Jimmy is no relation to the titular Bob, who opened the shop in the 60s and sold it to Jimmy in 1981. Prior to owning Bob’s Jimmy owned a shop on West Side Avenue; it was called Right Shine and is now, he thinks, a chicken place. When Jimmy bought the business from Bob he decided to keep the name, probably partly out of niceness but possible also for shrewder reasons like brand consistency and customer base.

Business at Bob’s Shoe Repair is not what it was in the first years after Jimmy took over the shop.

In those days, he had five men working for him, and they were often too busy repairing shoes to eat lunch.

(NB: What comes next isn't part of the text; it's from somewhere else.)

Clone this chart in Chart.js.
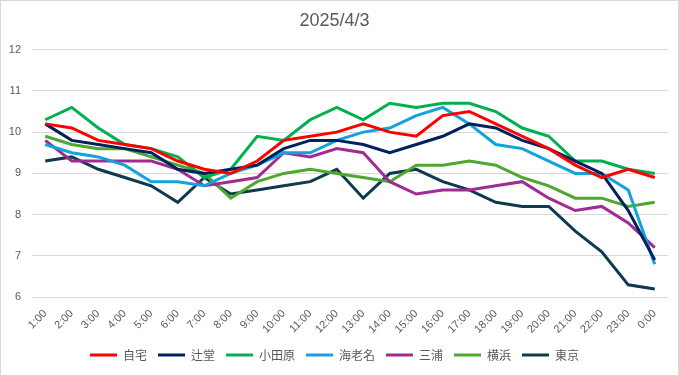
<!DOCTYPE html>
<html>
<head>
<meta charset="utf-8">
<script src="https://cdn.jsdelivr.net/npm/chart.js@4"></script>
<style>
  html, body { margin: 0; padding: 0; background: #fff; }
  #wrap { position: relative; width: 679px; height: 376px; box-sizing: border-box; border: 1px solid #d9d9d9; }
</style>
</head>
<body>
<div id="wrap"><canvas id="chart"></canvas></div>
<script>
var hours = ['1:00', '2:00', '3:00', '4:00', '5:00', '6:00', '7:00', '8:00', '9:00', '10:00', '11:00', '12:00',
    '13:00', '14:00', '15:00', '16:00', '17:00', '18:00', '19:00', '20:00', '21:00', '22:00', '23:00', '0:00'];

var jitaku    = [10.2, 10.1, 9.8, 9.7, 9.6, 9.3, 9.1, 9.0, 9.3, 9.8, 9.9, 10.0, 10.2, 10.0, 9.9, 10.4, 10.5, 10.2, 9.9, 9.6, 9.2, 8.9, 9.1, 8.9];
var tsujido   = [10.2, 9.8, 9.7, 9.6, 9.5, 9.1, 9.0, 9.1, 9.2, 9.6, 9.8, 9.8, 9.7, 9.5, 9.7, 9.9, 10.2, 10.1, 9.8, 9.6, 9.3, 9.0, 8.1, 6.9];
var odawara   = [10.3, 10.6, 10.1, 9.7, 9.6, 9.4, 8.9, 9.1, 9.9, 9.8, 10.3, 10.6, 10.3, 10.7, 10.6, 10.7, 10.7, 10.5, 10.1, 9.9, 9.3, 9.3, 9.1, 9.0];
var ebina     = [9.7, 9.5, 9.4, 9.2, 8.8, 8.8, 8.7, 9.0, 9.2, 9.5, 9.5, 9.8, 10.0, 10.1, 10.4, 10.6, 10.2, 9.7, 9.6, 9.3, 9.0, 9.0, 8.6, 6.8];
var miura     = [9.8, 9.3, 9.3, 9.3, 9.3, 9.1, 8.7, 8.8, 8.9, 9.5, 9.4, 9.6, 9.5, 8.8, 8.5, 8.6, 8.6, 8.7, 8.8, 8.4, 8.1, 8.2, 7.8, 7.2];
var yokohama  = [9.9, 9.7, 9.6, 9.6, 9.4, 9.2, 9.0, 8.4, 8.8, 9.0, 9.1, 9.0, 8.9, 8.8, 9.2, 9.2, 9.3, 9.2, 8.9, 8.7, 8.4, 8.4, 8.2, 8.3];
var tokyo     = [9.3, 9.4, 9.1, 8.9, 8.7, 8.3, 8.9, 8.5, 8.6, 8.7, 8.8, 9.1, 8.4, 9.0, 9.1, 8.8, 8.6, 8.3, 8.2, 8.2, 7.6, 7.1, 6.3, 6.2];

var seriesNames = ['自宅', '辻堂', '小田原', '海老名', '三浦', '横浜', '東京'];
var seriesData = [jitaku, tsujido, odawara, ebina, miura, yokohama, tokyo];
var seriesColors = ['#ff0000', '#002060', '#00b050', '#12a3dc', '#a02b93', '#4ea72e', '#0e3a4f'];

var textColor = '#595959';
var fontFamily = '"Liberation Sans", "Noto Sans CJK JP", sans-serif';

var datasets = [];
for (var i = 0; i < seriesNames.length; ++i) {
    datasets.push({
        label: seriesNames[i],
        data: seriesData[i],
        borderColor: seriesColors[i],
        backgroundColor: seriesColors[i],
        borderWidth: 3,
        pointRadius: 0,
        pointHoverRadius: 0,
        fill: false,
        tension: 0
    });
}

new Chart(document.getElementById('chart'), {
    type: 'line',
    data: {
        labels: hours,
        datasets: datasets
    },
    options: {
        responsive: true,
        maintainAspectRatio: false,
        animation: false,
        layout: { padding: { left: 0, right: 10, top: 6, bottom: 4 } },
        plugins: {
            title: {
                display: true,
                text: '2025/4/3',
                color: textColor,
                font: { family: fontFamily, size: 18, weight: 'normal' },
                padding: { top: 3, bottom: 18 }
            },
            legend: {
                position: 'bottom',
                labels: {
                    color: textColor,
                    font: { family: '"Noto Sans CJK JP", sans-serif', size: 12 },
                    boxWidth: 27,
                    boxHeight: 3,
                    padding: 11,
                    generateLabels: function (chart) {
                        var items = Chart.defaults.plugins.legend.labels.generateLabels(chart);
                        items.forEach(function (it) { it.lineWidth = 0; });
                        return items;
                    }
                }
            },
            tooltip: { enabled: false }
        },
        scales: {
            x: {
                offset: true,
                grid: { display: false },
                border: { display: false },
                ticks: {
                    color: textColor,
                    font: { family: fontFamily, size: 11 },
                    maxRotation: 45,
                    minRotation: 45,
                    autoSkip: false,
                    padding: 2
                }
            },
            y: {
                min: 6,
                max: 12,
                grid: { color: '#d9d9d9', lineWidth: 1, drawTicks: false },
                border: { display: false },
                afterFit: function (scale) { scale.width = 31; },
                ticks: {
                    stepSize: 1,
                    color: textColor,
                    font: { family: fontFamily, size: 11 },
                    padding: 11
                }
            }
        }
    }
});
</script>
</body>
</html>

They turned over 1000 repair tickets in two weeks. Today it is just Jimmy, and he turns over 1000 tickets in four or five months. Jimmy attributes this generally to Gerald McCann, two-term mayor in the 80s and early 90s who “raised everything sky-high.” He also blames it on Newport Centre Mall and the arrival of parking meters downtown, which he says robbed the area of its foot traffic. Meters are a sore spot for Jimmy, who hands out quarters to his customers to foil the meter maid.

The head loafer is also vigilant about meters, and once when I found a spot directly in front of the shop but couldn’t get the meter to accept my quarters, the head loafer came over and delivered a punishing series of right hooks to the side of the meter and then inserted one of his own quarters, which it took.

It is hard to imagine six men working in the shop today. The space seems to have thickened around Jimmy like a sclerotic artery, layers of equipment and supplies accreting inward until there is just a narrow cavity in the middle where he does his work. The cash register faces sideways in the path between the front and back of the store; Jimmy operates it by standing next to it. There is a bracing smell in the shop that is chemical and animal, a combination of polish, glue, leather, and feet.

Jimmy started repairing shoes in his early twenties, when he was newly arrived from Egypt with a degree in civil engineering but couldn’t find a job. He enjoyed it, and spent two years at a school on 28th St in the city, learning how to make shoes from scratch. When he set up shop for a living, he made twice as much as his friends in their engineering jobs. Plus, the work suited him; he had a knack for customer service.

Shoe repair, after all, is a numbers game, where success comes through a large quantity of small jobs, and a good customer is measured by how much he cannot afford. “Poor people are the best customers,” Jimmy says. “They fix their shoes.” Since shoe repair is a local service, his customers reflect the demographics of the neighborhood, with the exception of the New Yorkers who have moved to the area, mostly white, who don’t, he says, spend money in the area. “Jersey City to them is like a motel.”

In his free time Jimmy works out and reads—usually historical nonfiction—but most of what consumes his daylight hours is shoe repair. He says there is no problem a shoe can have that he can’t fix. “It is only a shoe,” he says. “There has to be a way to fix it.”

The last time I saw Jimmy the weather was warmer and the shop was empty. When I came in he was talking on the phone and taking down a number using a piece of shoe leather as a notepad. After a moment the head loafer materialized. It had been a month of so since I had seen him, and he asked if I had a quarter to pay back the one he had put in my meter. I didn’t but I had a nickel and two dimes.

“That won’t work,” he said. “I need the quarter for the number, to play Powerball.”

I asked if I would get any of the winnings. “I’m going to give most of it to my mother,” he said. “The with what’s left over, there will be some for me, and some for you.”